NAPOLITANO: Präsident Obama hat sich sehr klar dazu bekannt, dass er in der Terrorismusbekämpfung sehr eng mit unseren Verbündeten zusammenarbeiten will. Und er hat auch sehr deutlich gemacht, dass er den Kampf gegen den Terrorismus in einigen Fragen fundamental anders weiterführen wird, als es sein Vorgänger getan hat. Was aber die Vergangenheit angeht und das, was wiederaufgenommen werden sollte: In diesen Fragen ist Präsident Obama eher zurückhaltend. Wir wollen nach vorne schauen, vorankommen in Zusammenarbeit und Freundschaft und im Rahmen der Gesetze.

F.A.S.: Die Regeln zum Datenschutz sind in Deutschland und Amerika sehr unterschiedlich. Kann man hier zu besseren Abmachungen als bisher kommen?

SCHÄUBLE: Die datenschutzrechtlichen Bestimmungen sind zwar unterschiedlich. Aber wir in Europa sollten wissen: Von einem qualitativen Unterschied kann man nicht sprechen. Wir haben schon Fortschritte erzielt und reden weiter über das Thema.

F.A.S.: Scheinen Ihnen manche Diskussionen über Datenschutz in Europa übertrieben, Frau Napolitano?

NAPOLITANO: Wir wollen keinen falschen Widerspruch zwischen Sicherheit und Persönlichkeitsschutz konstruieren. Beides lässt sich in meiner Sicht miteinander in Einklang bringen. Das Interesse an diesen Fragen ist in Amerika genauso groß wie in Europa. Deshalb habe ich in meinem Ministerium einen Datenschutzexperten berufen, der mir unmittelbar berichtet. Wir wollen dadurch diesen Aspekt in unseren Überlegungen von Anfang an mitdenken.

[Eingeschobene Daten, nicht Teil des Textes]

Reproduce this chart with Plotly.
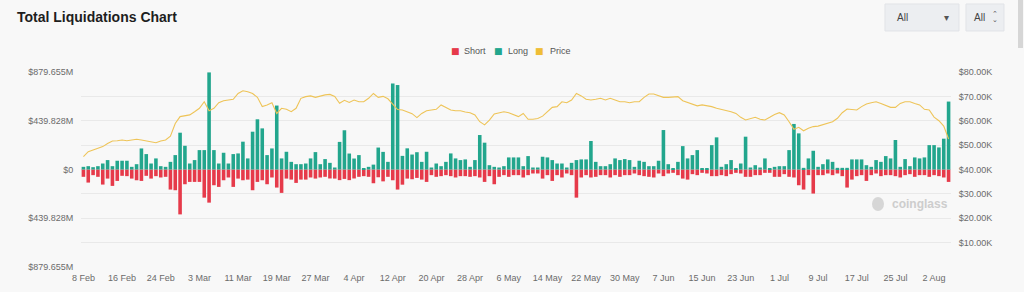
import pandas as pd
import plotly.graph_objects as go

# ---------------- data ----------------
start_date = "2024-02-08"
n_days = 180
dates = pd.date_range(start_date, periods=n_days, freq="D")

long_m = [24,30,21,30,54,85,30,79,79,79,
          24,48,190,139,54,100,30,24,69,130,
          332,214,54,85,175,175,876,175,54,151,
          54,139,145,251,100,341,453,371,130,190,
          577,100,160,69,48,48,54,100,157,48,
          94,60,18,249,354,144,99,130,9,24,
          44,198,159,69,776,762,123,191,135,156,
          69,160,18,54,30,69,145,100,85,91,
          24,85,311,242,39,24,18,30,109,109,
          109,30,121,18,18,115,109,85,54,54,
          18,60,85,91,91,257,69,30,30,48,
          100,85,94,85,24,79,69,30,30,79,
          356,48,9,69,211,100,130,175,9,9,
          220,290,24,48,85,9,54,296,18,39,
          18,100,9,24,30,30,175,411,326,15,
          100,169,24,48,91,69,15,15,15,91,
          91,91,39,24,85,69,121,100,266,24,
          94,30,109,100,109,220,220,199,278,613]

short_m = [66,118,51,66,136,82,148,103,57,60,
           82,97,103,57,82,60,72,66,181,187,
           405,133,112,112,112,254,299,142,157,97,
           72,157,82,97,91,187,112,97,133,72,
           163,211,82,91,121,91,91,72,82,72,
           66,81,82,96,85,96,81,66,60,66,
           124,70,107,66,97,181,137,82,88,76,
           91,112,51,66,60,51,60,72,60,60,
           66,60,72,112,60,133,66,51,66,51,
           51,72,51,36,36,82,51,103,51,72,
           36,51,254,72,51,72,66,51,51,72,
           51,66,51,51,36,51,60,66,72,36,
           60,36,30,51,82,91,42,51,30,36,
           60,60,51,60,42,30,36,66,66,51,
           51,30,30,66,66,42,66,72,142,181,
           51,217,51,51,36,51,36,60,163,91,
           60,51,103,51,36,60,51,51,60,72,
           51,42,66,51,51,66,51,60,72,112]

price_k = [45.3,47.3,48.0,48.7,49.4,50.7,51.7,51.8,52.1,51.8,
           52.1,52.4,52.1,51.8,51.4,51.0,51.7,52.1,53.7,58.9,
           61.7,61.9,62.4,63.7,65.1,67.8,64.1,65.1,67.4,68.2,
           68.5,68.8,71.2,72.3,71.9,71.2,69.6,65.8,66.5,67.4,
           63.0,65.1,64.7,63.7,65.1,69.2,69.9,70.2,69.6,70.2,
           70.6,70.8,70.0,67.2,68.4,67.5,68.5,67.8,67.8,69.2,
           71.2,69.6,70.0,69.0,66.8,64.6,64.4,63.8,62.9,61.3,
           63.0,64.1,64.4,64.7,66.5,65.4,64.4,64.1,64.1,63.6,
           63.3,62.4,59.6,58.3,60.3,62.8,63.3,63.7,63.3,62.6,
           61.7,63.0,60.6,60.6,60.9,61.9,63.7,65.5,65.8,67.8,
           67.4,68.5,71.2,70.2,68.8,68.5,68.8,69.2,68.5,69.2,
           68.5,67.8,67.8,67.4,67.8,67.8,69.6,71.0,71.0,70.2,
           69.6,69.6,69.6,69.9,68.2,67.4,66.9,66.1,66.5,66.3,
           65.8,65.1,64.7,64.1,63.7,63.0,61.4,60.3,61.0,61.4,
           60.6,60.3,61.4,62.6,63.3,62.4,59.6,56.5,57.3,55.9,
           56.9,57.6,57.8,58.3,58.9,59.6,61.0,63.3,64.8,64.7,
           64.4,65.8,66.9,67.4,67.8,67.1,66.2,65.5,65.5,67.1,
           67.8,67.8,67.1,66.5,64.7,64.4,61.5,60.0,57.8,52.5]

left_tick_vals = [-879.655, -439.828, 0, 439.828, 879.655]
left_tick_text = ["$879.655M", "$439.828M", "$0", "$439.828M", "$879.655M"]
right_tick_vals = [0, 10, 20, 30, 40, 50, 60, 70, 80]
right_tick_text = ["", "$10.00K", "$20.00K", "$30.00K", "$40.00K",
                   "$50.00K", "$60.00K", "$70.00K", "$80.00K"]
x_tick_step = 8
legend_names = ["Short", "Long", "Price"]

assert len(long_m) == n_days and len(short_m) == n_days and len(price_k) == n_days

# ---------------- style ----------------
W, H = 1024, 292
L, R, T, B = 81, 73, 72, 25
BG = "#f8f8f8"
GREEN = "#22a68d"
RED = "#e63a4a"
GOLD = "#efbd36"
LINE_GOLD = "#eec458"
TICK = "#6b6b6b"
FONT = "Liberation Sans, Arial, sans-serif"

pw, ph = W - L - R, H - T - B


def px(xp):
    return (xp - L) / pw


def py(yp):
    return (H - B - yp) / ph


fig = go.Figure()

fig.add_trace(go.Bar(x=dates, y=[-v for v in short_m], name=legend_names[0],
                     marker=dict(color=RED, line=dict(width=0)),
                     showlegend=False))
fig.add_trace(go.Bar(x=dates, y=long_m, name=legend_names[1],
                     marker=dict(color=GREEN, line=dict(width=0)),
                     showlegend=False))
fig.add_trace(go.Scatter(x=dates, y=price_k, name=legend_names[2], yaxis="y2",
                         mode="lines", line=dict(color=LINE_GOLD, width=1.1),
                         showlegend=False))

ann = [
    dict(text="<b>Total Liquidations Chart</b>", x=px(15), y=py(17),
         xanchor="left", font=dict(size=14, color="#1e1e1e", family=FONT)),
    # dropdown texts
    dict(text="All", x=px(895), y=py(17.5), xanchor="left",
         font=dict(size=10, color="#444444")),
    dict(text="▾", x=px(946), y=py(17.5), xanchor="center",
         font=dict(size=10, color="#555555", family="DejaVu Sans")),
    dict(text="All", x=px(972), y=py(17.5), xanchor="left",
         font=dict(size=10, color="#444444")),
    dict(text="⌃", x=px(995), y=py(14.5), xanchor="center",
         font=dict(size=7, color="#555555", family="DejaVu Sans")),
    dict(text="⌄", x=px(995), y=py(19.5), xanchor="center",
         font=dict(size=7, color="#555555", family="DejaVu Sans")),
    # watermark
    dict(text="<b>coinglass</b>", x=px(890), y=py(204), xanchor="left",
         font=dict(size=12, color="#cdcdcd", family=FONT)),
]
# custom legend (small squares + labels)
legend_pos = [(455, 462), (498, 506), (539, 548)]
legend_cols = [RED, GREEN, GOLD]
for (sx, tx), nm, col in zip(legend_pos, legend_names, legend_cols):
    ann.append(dict(text="■", x=px(sx), y=py(51.5), xanchor="center",
                    font=dict(size=9, color=col, family="DejaVu Sans")))
    ann.append(dict(text=nm, x=px(tx), y=py(51), xanchor="left",
                    font=dict(size=9, color="#555555")))
for a in ann:
    a.update(xref="paper", yref="paper", yanchor="middle", showarrow=False)

shapes = [
    dict(type="rect", x0=px(885), x1=px(959), y0=py(31), y1=py(4),
         fillcolor="#eceef1", line=dict(color="#e1e3e7", width=1)),
    dict(type="rect", x0=px(966), x1=px(1004), y0=py(31), y1=py(4),
         fillcolor="#eceef1", line=dict(color="#e1e3e7", width=1)),
    dict(type="circle", x0=px(872), x1=px(884), y0=py(211), y1=py(197),
         fillcolor="#d6d6d6", line=dict(width=0)),
    dict(type="rect", x0=px(1018), x1=px(1023), y0=py(48), y1=py(0),
         fillcolor="#d6d6d6", line=dict(width=0)),
]
for s in shapes:
    s.update(xref="paper", yref="paper", layer="above")

fig.update_layout(
    width=W, height=H,
    margin=dict(l=L, r=R, t=T, b=B, pad=0, autoexpand=False),
    paper_bgcolor=BG, plot_bgcolor=BG,
    barmode="relative", bargap=0.26,
    showlegend=False,
    font=dict(family=FONT, size=9, color=TICK),
    xaxis=dict(type="date",
               range=[dates[0] - pd.Timedelta(hours=12),
                      dates[-1] + pd.Timedelta(hours=12)],
               tickvals=list(dates[::x_tick_step]), tickformat="%-d %b",
               showgrid=False, zeroline=False, showline=False,
               ticks="outside", ticklen=2, tickcolor="rgba(0,0,0,0)",
               tickfont=dict(size=9, color=TICK)),
    yaxis=dict(range=[-879.655, 879.655], tickvals=left_tick_vals,
               ticktext=left_tick_text, showgrid=False, zeroline=False,
               showline=False, ticks="outside", ticklen=5,
               tickcolor="rgba(0,0,0,0)", tickfont=dict(size=9, color=TICK)),
    yaxis2=dict(range=[0, 80], overlaying="y", side="right",
                tickvals=right_tick_vals, ticktext=right_tick_text,
                showgrid=True, gridcolor="#e9e9e9", gridwidth=1,
                zeroline=False, showline=False, ticks="outside", ticklen=5,
                tickcolor="rgba(0,0,0,0)", tickfont=dict(size=9, color=TICK)),
    hovermode=False,
    annotations=ann,
    shapes=shapes,
)

fig.write_html("out.html")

F.A.S.: Herr Minister, Frau Napolitano ist bekannt für Ihren trockenen Witz. Passt dieser Humor zum alemannischen Schäuble-Humor?

SCHÄUBLE: Ich werde mir Mühe geben, alemannische Witze ins Englische zu übertragen. Das müsste passen.

F.A.S.: Mrs. Secretary, Sie gelten als Fan der britischen Komikergruppe Monty Python. Was ist denn Ihr Lieblingsspruch von denen?

NAPOLITANO: (lacht) I’m not dead yet.

Die Fragen an die amerikanische Heimatschutzministerin und den Bundesinnenminister stellten Peter Carstens und Markus Wehner.